In August 2002, as Reactor Block 3 was undergoing major planned repairs, 241 used – and thus practically defective – ball-type flow meters were installed on the fuel assembly channels instead of new ones. According to Kharitonov’s report, “to conceal the fact that these flow meters had already been used, they were put through decontamination and electro-chemical polishing in the LNPP’s chemical service shop. These operations rendered the sensitive devices unsuitable for use. The documentation accompanying 231 out of the overall number of the used flow meters was tempered with before the meters were installed on the fuel assembly channels. On August 5th, 2002, after the repairs, while bringing the reactor block to an increased capacity, the defective meters started to fail. This resulted in a loss of control over the flow of water through the reactor’s fuel assembly channels in which the used meters had been installed.” Fortunately, the reactor was shut down in time and a serious accident was averted. To be sure, the actual shutdown operation is not a completely safe procedure, either. One should bear in mind that the worst radiation catastrophe known to humankind to date – the Chernobyl disaster – occurred exactly when the plant’s Reactor Block 4 was being shut down for planned repairs. RBMK-1000s’ unreliable design makes such transitional processes as decreasing the reactor’s capacity or taking it offline altogether precarious enough that they can lead to loss of control over the reactor and, by extension, an accident with far-reaching consequences.
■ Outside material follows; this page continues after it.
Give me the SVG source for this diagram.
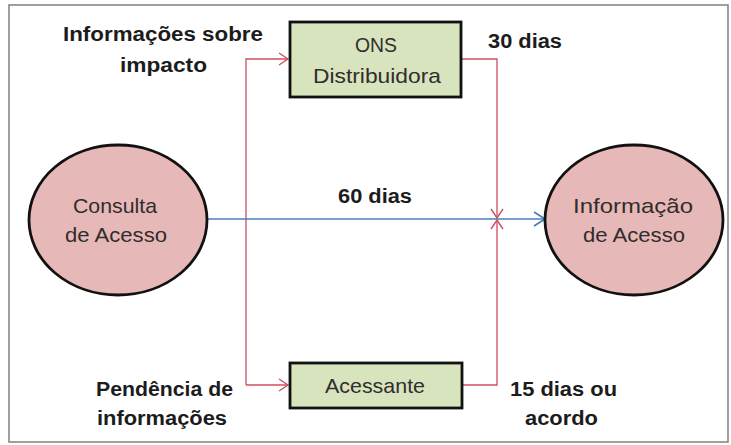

Altogether in 2007, four incidents involving failures of various kinds took place in the plant’s operation; in 2006, there were seven such incidents. “Most of the disturbances in the LNPP’s operation in 2007 were prompted by such fundamental causes as defects in management, defects in the organisation of the plant’s operation, as well as designing defects,” says the Rostekhnadzor report. It is unclear how these underlying causes can be removed at all, even if the plant undertakes major, long-term repairs. It is likewise unclear why an obsolete reactor needs to be put through a stressful, costly renovation. It all begs the question of whether it might be more prudent to channel all the funds involved in such a risky, expensive endeavour into preparing the plant for being taken offline altogether.

By way of background information

Reactor Block 4 of the Leningrad NPP was put into operation in February 1981; its design-basis operational lifetime is to run out in February 2011. In all, four RBMK-1000 reactors are in operation at the LNPP. Reactors 1 and 2 have already been licensed to continue operating beyond their designed life spans. That was done in circumvention of the procedures of state environmental risk evaluation.

The thermal power capacity of Reactor 4 is 3,200 megawatt; its electric power capacity is 1,000 megawatt; and its performance coefficient is 31%. The reactor is a cylinder-shaped graphite stack 11.8 metres in diameter and 7 metres high. Around 1,700 vertical fuel assembly channels run through the stack which contain fuel assemblies and through which water is pumped. The reactor does not have an outer casing, so replacing fuel assemblies is done while the reactor is running.

The main problem reactors of this type pose is the positive reactivity coefficient both in terms of temperature and the density of the coolant, which, in this case, is steam. This drawback cannot be removed through renovations alone, which only strengthens the argument that the likelihood of a Chernobyl-scale catastrophe near St. Petersburg is quite tangible.